In the trilogy of student films Cummins completed while studying at Sydney College of the Arts—Breathbeat (1984), Blue Movie (1985), and Deadpan (1985)—on-screen bodies are constantly elusive. They appear, disappear, appear again, remain out of focus, and fragment into pieces. In Blue Movie, the monochromatic image of a young dancer is proliferated through multiple exposures, confounding where the boundaries of his body begin and end. Over the course of a slow zoom, shadows of moving hands are cast onto his chest and torso. The soundscape is equally polyphonic: a slow melodic beat, sounds of scraping and crumpling, and clusters of whispers—“impetus,” “technique,” “syncopation”—flickering in and out of legibility, volumes undulating.
We enter Breathbeat through a looping, industrial-inflected soundtrack played over a dark screen. A volley of cuts splinter the body through a sequence of extreme close-ups, flickering beneath the vertical scratch marks of Super 8 film: a flexed arm, dark hair clustered in an armpit or around a nipple, a pierced lobe, the gaping canal of an ear, a swallowing throat. But these are only the recognisable ones—often, the dermal surfaces turn sculptural, distilled into a colour, a shape, or a line that splits the screen into two tones. Breathbeat shares the queer intimacy of Andy Warhol’s Sleep (1963), in which the artist filmed in looped close-ups the sleeping body of his then-lover, the poet John Giorno. Both films queer the body both as an object of gay desire and of defamiliarization, turning it into an alien landscape. But there is something more restless in Breathbeat than in Warhol’s glacial, five-hour provocation. According to Cummins’ friend and collaborator Simon Hunt, Cummins’ early films record the filmmaker’s own unresolved sexuality, emerging from an embodied experience of liminality and indeterminacy.

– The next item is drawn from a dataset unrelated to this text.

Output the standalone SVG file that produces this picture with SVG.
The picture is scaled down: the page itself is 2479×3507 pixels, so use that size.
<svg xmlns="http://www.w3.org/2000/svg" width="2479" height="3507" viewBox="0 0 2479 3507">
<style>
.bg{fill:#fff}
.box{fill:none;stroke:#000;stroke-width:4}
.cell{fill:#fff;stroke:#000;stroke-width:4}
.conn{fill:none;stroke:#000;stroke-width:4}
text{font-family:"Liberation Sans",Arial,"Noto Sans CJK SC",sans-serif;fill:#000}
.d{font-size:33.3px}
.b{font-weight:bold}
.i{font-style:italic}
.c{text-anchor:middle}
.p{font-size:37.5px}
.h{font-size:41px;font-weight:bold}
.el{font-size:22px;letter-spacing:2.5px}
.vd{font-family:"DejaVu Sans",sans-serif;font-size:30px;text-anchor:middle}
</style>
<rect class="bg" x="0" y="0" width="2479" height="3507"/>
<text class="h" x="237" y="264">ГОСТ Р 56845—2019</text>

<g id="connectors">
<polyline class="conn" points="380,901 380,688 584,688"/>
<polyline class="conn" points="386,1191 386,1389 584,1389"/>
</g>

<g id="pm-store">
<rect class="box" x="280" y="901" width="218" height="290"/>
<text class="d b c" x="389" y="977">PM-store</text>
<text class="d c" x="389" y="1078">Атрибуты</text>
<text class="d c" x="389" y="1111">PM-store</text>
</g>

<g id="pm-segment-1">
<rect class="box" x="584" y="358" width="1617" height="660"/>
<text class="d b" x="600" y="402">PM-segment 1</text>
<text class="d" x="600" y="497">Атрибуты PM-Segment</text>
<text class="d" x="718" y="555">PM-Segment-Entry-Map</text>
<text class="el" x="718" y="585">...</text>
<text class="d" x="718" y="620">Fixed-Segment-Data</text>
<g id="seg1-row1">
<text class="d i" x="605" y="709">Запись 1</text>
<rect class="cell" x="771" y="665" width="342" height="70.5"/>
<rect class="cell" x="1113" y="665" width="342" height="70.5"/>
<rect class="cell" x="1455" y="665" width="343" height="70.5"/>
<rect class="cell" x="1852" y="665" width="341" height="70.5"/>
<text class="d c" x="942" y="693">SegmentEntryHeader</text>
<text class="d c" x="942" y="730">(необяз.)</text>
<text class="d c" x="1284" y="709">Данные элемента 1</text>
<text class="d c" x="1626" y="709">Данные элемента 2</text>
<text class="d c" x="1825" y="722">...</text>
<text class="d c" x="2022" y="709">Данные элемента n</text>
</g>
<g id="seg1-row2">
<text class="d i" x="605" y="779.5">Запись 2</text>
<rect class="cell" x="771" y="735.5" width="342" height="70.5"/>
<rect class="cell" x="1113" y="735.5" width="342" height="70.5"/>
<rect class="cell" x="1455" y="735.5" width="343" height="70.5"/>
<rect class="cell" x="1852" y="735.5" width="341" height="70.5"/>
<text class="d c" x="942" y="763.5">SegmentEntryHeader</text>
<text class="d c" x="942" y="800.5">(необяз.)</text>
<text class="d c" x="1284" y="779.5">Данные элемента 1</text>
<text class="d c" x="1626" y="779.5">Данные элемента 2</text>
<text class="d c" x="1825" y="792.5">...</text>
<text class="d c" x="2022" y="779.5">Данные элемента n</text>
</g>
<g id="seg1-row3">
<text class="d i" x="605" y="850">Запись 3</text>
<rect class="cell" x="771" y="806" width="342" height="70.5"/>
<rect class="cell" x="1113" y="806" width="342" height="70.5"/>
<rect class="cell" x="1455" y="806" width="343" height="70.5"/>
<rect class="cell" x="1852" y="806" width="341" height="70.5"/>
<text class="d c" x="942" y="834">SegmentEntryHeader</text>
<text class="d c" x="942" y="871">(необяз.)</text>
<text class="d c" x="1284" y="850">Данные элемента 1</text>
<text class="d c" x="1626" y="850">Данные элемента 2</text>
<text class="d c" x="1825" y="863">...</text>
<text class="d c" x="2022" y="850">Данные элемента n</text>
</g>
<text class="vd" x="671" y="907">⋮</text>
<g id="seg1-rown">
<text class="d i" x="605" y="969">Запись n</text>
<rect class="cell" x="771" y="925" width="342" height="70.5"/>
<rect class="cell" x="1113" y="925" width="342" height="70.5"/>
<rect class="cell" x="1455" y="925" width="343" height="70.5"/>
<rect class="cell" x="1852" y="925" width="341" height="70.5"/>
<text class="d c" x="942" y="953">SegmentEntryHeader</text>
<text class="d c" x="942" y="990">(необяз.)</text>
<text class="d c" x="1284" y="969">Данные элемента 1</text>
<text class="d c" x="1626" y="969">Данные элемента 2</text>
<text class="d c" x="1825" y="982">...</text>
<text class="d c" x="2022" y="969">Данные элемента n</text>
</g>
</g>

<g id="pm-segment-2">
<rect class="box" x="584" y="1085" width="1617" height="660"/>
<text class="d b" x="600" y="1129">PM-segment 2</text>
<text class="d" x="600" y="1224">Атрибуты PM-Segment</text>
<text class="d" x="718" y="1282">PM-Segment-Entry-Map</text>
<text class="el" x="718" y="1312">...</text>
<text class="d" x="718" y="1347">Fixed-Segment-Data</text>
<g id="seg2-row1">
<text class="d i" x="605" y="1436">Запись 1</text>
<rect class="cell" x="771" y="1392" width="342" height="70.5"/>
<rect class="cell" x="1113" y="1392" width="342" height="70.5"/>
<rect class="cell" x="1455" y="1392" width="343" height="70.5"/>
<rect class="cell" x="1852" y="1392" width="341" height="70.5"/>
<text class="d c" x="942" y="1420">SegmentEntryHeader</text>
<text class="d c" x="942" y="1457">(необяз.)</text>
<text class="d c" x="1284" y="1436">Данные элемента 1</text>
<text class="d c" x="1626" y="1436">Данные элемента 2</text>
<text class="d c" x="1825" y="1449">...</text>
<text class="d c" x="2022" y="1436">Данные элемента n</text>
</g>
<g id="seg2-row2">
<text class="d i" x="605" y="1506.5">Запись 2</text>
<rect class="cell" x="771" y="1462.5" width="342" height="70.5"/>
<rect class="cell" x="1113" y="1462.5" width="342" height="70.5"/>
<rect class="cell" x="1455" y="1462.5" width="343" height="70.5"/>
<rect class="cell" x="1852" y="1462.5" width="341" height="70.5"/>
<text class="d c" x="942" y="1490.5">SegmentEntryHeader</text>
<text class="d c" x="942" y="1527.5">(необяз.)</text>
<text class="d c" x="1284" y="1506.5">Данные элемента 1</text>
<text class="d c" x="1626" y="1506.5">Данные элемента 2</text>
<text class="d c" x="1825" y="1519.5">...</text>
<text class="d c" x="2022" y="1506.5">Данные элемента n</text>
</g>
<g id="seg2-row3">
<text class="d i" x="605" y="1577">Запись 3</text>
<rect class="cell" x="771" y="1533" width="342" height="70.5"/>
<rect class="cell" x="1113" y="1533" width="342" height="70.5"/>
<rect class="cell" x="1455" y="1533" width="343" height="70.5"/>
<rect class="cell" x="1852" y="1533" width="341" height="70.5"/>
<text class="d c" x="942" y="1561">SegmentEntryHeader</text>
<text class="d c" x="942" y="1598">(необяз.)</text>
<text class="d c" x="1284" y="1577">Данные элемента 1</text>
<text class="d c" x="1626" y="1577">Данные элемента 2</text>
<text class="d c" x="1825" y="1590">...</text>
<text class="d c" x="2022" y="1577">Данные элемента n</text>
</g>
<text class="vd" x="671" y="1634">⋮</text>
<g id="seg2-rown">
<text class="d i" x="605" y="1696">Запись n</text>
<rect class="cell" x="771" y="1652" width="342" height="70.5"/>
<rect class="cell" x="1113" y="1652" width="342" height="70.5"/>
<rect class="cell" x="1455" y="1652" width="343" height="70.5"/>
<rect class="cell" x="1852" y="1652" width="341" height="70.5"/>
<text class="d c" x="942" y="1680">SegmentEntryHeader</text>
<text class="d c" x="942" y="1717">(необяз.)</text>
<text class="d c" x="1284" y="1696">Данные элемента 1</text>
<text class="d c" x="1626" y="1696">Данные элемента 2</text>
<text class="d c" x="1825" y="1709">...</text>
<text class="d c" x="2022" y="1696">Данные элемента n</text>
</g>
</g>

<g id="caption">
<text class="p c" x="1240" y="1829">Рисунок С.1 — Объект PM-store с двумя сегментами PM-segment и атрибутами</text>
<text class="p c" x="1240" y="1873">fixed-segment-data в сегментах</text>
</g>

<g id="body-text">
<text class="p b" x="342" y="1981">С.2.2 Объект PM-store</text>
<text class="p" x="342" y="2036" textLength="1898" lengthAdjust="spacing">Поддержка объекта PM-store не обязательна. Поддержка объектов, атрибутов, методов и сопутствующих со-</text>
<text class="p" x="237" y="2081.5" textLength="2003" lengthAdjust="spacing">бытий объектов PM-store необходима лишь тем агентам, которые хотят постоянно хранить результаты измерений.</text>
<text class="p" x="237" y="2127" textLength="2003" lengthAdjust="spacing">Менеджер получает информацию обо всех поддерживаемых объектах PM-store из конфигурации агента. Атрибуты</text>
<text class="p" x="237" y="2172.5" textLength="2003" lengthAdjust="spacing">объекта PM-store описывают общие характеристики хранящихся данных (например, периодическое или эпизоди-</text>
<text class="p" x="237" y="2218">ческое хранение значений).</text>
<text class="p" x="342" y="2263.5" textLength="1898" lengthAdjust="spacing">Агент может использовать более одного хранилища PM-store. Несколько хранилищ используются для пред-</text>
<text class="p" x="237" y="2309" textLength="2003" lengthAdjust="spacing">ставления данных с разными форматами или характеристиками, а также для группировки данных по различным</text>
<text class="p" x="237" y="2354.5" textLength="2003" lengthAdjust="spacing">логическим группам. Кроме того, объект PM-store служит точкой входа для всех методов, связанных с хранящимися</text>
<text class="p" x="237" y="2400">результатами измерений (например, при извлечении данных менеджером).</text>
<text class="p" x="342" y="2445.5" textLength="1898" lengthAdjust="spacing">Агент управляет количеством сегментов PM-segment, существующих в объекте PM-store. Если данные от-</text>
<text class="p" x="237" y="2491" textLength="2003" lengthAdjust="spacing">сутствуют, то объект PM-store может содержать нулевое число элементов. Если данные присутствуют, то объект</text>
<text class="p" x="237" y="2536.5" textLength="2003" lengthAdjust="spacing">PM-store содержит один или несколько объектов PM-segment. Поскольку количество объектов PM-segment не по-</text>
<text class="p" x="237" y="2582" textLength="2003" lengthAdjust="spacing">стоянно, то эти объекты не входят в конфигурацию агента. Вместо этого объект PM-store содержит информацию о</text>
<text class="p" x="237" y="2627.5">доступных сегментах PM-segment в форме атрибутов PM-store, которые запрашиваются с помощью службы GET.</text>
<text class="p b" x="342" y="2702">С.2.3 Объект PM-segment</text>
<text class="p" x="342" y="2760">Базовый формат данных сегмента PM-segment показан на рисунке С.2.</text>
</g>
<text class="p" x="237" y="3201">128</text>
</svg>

In Deadpan, the body is even more evasive, an almost spectral presence that haunts an otherwise unoccupied studio. A continuous circular pan glides past white photographic backdrop sheets, a classical style plinth, smoke rising from cigarettes in a tray, and an armchair rocking back and forth. A comparably structural treatment of a single room is found in Chantal Akerman’s Le chambre (1972), in its anti-clockwise pans of a New York City apartment. Yet while Akerman is seen in her bed upon each rotation, the camera in Deadpan intermittently catches a figure walking toward it, each time from a different location in the room. The pan gradually increases in speed as the figure inches unnervingly closer on each appearance until finally their face, obscured by shadow, fills the frame.
III.
In 1952, the photographer J. R. Eyerman captured a now-famous image of audience members viewing the premiere of the first 3D colour feature, Bwana Devil, at the Paramount Theatre in Hollywood. This image, now primarily associated with the cover of the 1983 edition of French philosopher Guy Debord’s essay The Society of the Spectacle (1967), appears out of focus in the first shot of Cummins’ Le Corps Imagé (1987). Panning down, it is revealed that this is in fact a projected image; the dark 3D glasses are being worn not only by the cinemagoers in the photograph, but by the people onto whom it is projected.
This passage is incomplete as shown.